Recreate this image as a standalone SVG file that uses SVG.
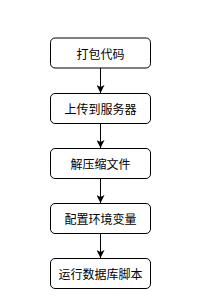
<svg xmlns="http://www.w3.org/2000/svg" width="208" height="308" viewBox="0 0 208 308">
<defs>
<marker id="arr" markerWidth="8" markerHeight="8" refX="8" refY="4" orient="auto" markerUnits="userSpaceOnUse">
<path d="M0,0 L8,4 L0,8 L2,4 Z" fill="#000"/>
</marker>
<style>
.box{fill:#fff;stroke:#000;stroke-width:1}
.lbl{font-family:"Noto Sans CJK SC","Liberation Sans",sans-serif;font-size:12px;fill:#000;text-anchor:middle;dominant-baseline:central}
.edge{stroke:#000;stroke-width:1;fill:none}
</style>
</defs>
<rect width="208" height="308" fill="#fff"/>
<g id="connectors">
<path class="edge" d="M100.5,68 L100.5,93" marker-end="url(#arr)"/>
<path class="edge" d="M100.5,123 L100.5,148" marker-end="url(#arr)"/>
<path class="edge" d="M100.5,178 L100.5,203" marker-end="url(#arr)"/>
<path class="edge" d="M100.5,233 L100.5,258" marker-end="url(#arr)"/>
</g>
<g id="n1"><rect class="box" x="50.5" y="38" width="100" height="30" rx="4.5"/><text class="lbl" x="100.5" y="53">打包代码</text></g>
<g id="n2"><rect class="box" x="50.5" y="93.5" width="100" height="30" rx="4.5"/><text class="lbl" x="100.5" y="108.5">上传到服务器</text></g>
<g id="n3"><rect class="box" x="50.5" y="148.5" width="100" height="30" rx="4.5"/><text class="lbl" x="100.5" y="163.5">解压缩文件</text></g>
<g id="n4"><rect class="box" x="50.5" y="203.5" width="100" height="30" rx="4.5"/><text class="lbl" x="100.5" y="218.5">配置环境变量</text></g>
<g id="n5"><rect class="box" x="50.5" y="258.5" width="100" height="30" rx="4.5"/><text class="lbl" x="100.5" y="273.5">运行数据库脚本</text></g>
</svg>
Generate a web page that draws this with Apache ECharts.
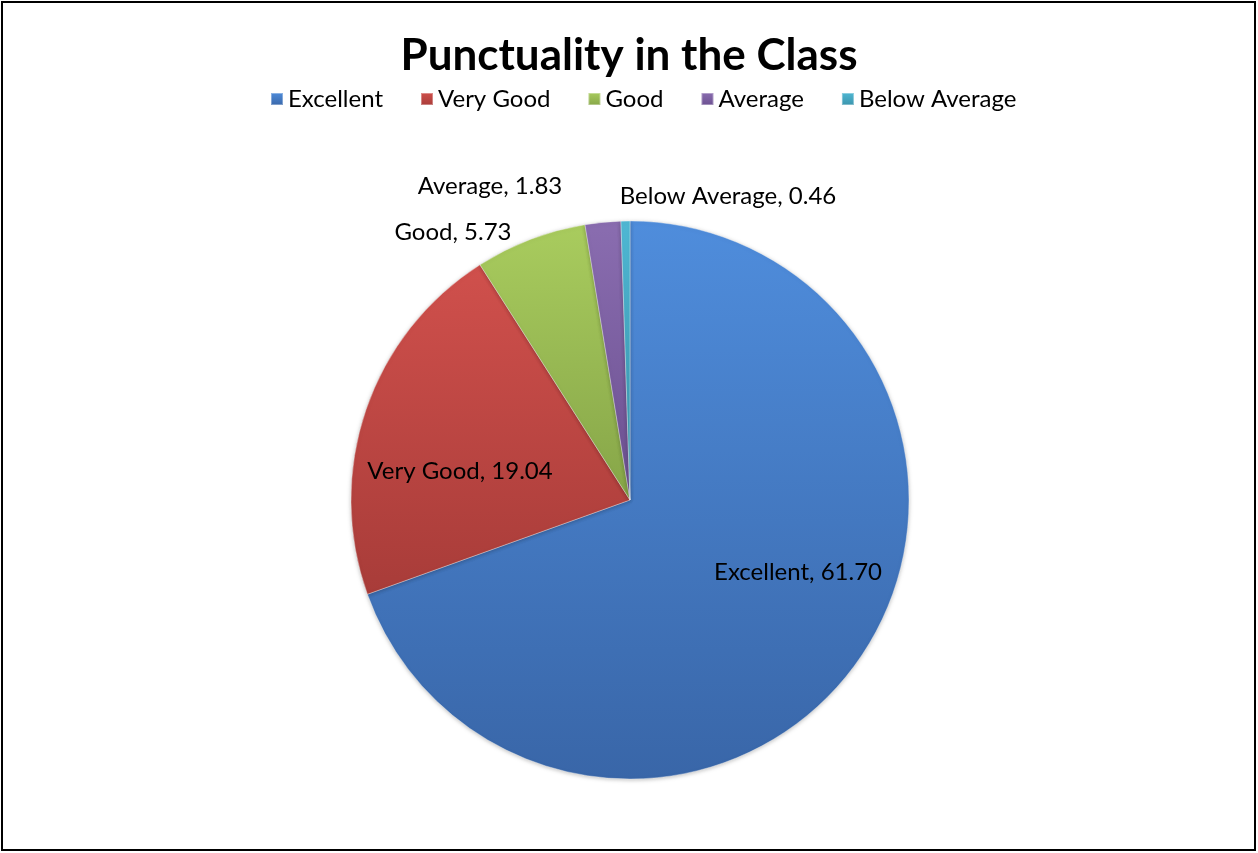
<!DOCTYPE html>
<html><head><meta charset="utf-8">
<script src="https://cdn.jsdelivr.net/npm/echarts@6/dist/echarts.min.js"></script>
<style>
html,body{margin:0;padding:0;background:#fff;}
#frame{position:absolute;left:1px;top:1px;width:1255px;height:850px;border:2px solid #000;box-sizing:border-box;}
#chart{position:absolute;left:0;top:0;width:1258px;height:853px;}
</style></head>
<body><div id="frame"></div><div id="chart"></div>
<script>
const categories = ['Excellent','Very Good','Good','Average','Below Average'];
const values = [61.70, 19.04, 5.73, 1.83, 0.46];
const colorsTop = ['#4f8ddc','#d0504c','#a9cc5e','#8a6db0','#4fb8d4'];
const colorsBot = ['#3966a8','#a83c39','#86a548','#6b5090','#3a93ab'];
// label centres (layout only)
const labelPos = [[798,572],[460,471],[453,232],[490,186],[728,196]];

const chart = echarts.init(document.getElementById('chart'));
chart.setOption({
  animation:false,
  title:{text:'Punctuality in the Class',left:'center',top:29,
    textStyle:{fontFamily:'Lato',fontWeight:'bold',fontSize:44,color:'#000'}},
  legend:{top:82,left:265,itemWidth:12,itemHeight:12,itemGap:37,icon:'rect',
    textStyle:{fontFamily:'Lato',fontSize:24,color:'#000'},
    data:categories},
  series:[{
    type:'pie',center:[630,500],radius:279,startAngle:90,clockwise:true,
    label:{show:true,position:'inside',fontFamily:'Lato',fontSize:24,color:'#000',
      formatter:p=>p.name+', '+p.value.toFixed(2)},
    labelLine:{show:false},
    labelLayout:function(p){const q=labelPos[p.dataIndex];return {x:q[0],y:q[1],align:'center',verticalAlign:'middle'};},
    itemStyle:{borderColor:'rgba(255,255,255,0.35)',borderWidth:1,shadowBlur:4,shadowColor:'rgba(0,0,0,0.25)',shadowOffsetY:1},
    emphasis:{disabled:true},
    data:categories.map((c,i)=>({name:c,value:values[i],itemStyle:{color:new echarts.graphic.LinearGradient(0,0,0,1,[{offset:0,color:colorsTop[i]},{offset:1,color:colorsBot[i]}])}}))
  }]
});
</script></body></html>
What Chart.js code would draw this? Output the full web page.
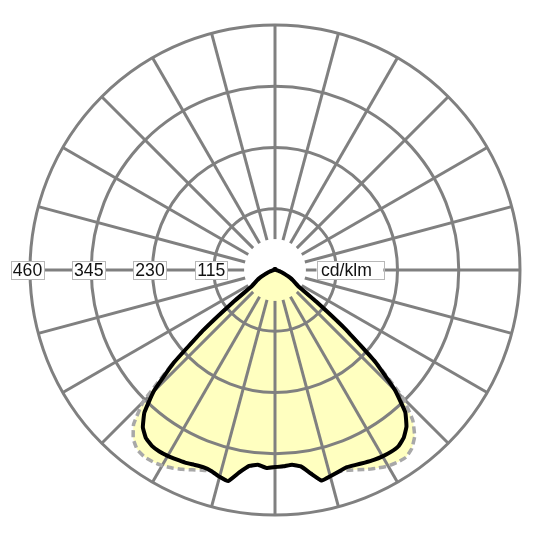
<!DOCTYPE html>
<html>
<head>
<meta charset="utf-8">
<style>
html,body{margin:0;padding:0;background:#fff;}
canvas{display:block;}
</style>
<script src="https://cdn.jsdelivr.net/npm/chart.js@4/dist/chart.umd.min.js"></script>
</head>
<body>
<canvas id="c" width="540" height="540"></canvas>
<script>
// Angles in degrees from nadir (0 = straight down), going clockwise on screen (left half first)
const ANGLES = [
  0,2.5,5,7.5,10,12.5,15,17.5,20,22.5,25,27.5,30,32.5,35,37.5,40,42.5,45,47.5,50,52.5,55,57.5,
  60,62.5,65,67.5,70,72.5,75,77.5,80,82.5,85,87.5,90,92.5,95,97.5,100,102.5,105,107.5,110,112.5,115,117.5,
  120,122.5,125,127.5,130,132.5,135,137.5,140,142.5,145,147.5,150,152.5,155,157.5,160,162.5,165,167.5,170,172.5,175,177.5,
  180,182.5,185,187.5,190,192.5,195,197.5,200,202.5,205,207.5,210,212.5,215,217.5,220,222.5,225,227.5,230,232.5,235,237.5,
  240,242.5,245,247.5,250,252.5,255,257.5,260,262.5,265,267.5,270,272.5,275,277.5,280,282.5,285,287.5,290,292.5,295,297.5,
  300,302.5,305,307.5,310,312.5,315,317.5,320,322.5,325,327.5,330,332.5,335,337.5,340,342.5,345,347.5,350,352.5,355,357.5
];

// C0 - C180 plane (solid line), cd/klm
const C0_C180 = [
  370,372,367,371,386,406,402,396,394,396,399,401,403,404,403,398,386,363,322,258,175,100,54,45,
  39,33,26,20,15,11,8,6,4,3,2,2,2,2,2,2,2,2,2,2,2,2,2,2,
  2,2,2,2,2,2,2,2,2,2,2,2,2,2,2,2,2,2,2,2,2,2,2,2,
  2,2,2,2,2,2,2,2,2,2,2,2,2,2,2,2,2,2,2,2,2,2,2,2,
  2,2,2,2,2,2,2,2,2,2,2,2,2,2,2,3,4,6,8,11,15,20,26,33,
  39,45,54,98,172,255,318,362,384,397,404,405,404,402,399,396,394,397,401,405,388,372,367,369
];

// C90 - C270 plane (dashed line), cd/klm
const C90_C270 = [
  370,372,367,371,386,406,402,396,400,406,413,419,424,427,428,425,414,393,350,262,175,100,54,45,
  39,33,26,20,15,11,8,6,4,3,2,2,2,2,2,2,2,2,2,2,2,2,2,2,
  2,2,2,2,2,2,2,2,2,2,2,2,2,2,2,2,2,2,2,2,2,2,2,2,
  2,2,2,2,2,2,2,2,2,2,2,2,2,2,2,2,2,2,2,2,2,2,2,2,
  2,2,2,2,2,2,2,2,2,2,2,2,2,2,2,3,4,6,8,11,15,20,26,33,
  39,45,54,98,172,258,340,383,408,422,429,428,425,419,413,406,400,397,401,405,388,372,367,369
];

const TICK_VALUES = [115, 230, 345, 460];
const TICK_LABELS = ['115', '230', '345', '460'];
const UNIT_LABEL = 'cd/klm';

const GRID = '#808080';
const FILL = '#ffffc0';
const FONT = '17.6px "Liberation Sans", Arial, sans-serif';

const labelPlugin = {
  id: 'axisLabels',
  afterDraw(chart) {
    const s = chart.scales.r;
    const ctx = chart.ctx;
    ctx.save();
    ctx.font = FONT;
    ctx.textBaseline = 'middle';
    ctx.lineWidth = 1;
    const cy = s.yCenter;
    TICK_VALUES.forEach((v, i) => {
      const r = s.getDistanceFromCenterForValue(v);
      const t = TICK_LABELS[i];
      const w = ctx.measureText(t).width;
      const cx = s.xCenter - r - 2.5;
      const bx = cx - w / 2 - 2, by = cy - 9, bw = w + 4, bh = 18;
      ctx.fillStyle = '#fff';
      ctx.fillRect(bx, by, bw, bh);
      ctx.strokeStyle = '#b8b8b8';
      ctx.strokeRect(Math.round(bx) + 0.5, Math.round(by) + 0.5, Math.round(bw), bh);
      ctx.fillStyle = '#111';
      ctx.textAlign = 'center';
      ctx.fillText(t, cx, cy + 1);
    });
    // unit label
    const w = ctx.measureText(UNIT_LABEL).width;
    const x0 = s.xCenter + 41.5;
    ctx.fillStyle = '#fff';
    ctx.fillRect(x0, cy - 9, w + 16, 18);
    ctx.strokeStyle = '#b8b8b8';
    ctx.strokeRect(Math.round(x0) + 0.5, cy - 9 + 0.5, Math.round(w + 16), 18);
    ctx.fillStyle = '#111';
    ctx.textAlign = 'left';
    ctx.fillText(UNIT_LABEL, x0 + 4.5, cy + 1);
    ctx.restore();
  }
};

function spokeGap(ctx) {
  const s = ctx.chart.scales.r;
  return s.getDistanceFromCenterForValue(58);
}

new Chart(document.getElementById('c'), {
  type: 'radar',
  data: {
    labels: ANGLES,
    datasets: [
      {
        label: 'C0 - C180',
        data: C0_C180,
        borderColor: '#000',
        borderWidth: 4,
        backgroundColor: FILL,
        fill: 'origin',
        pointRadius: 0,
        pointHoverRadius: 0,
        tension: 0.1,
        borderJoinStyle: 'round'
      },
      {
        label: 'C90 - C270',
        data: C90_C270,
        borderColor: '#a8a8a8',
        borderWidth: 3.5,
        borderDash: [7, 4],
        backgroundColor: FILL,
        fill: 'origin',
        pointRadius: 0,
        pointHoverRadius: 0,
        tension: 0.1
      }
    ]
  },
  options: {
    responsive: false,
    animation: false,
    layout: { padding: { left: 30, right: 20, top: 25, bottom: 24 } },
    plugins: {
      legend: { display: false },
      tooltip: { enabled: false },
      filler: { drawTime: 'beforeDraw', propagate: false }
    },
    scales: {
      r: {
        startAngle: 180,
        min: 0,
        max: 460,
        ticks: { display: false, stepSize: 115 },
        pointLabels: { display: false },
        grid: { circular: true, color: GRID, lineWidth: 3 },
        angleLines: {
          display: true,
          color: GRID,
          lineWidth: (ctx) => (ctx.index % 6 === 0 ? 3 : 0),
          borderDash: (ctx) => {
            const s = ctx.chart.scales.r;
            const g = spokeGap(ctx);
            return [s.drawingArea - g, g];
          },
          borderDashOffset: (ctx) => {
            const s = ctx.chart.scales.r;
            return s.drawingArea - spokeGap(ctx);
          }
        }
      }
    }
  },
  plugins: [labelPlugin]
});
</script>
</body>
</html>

————

Pull out every line holding "that" from the records above, and copy it.

> Solution to this exercise:
Recreate this image as a standalone SVG file that uses SVG.
Generate a web page that draws this with Apache ECharts.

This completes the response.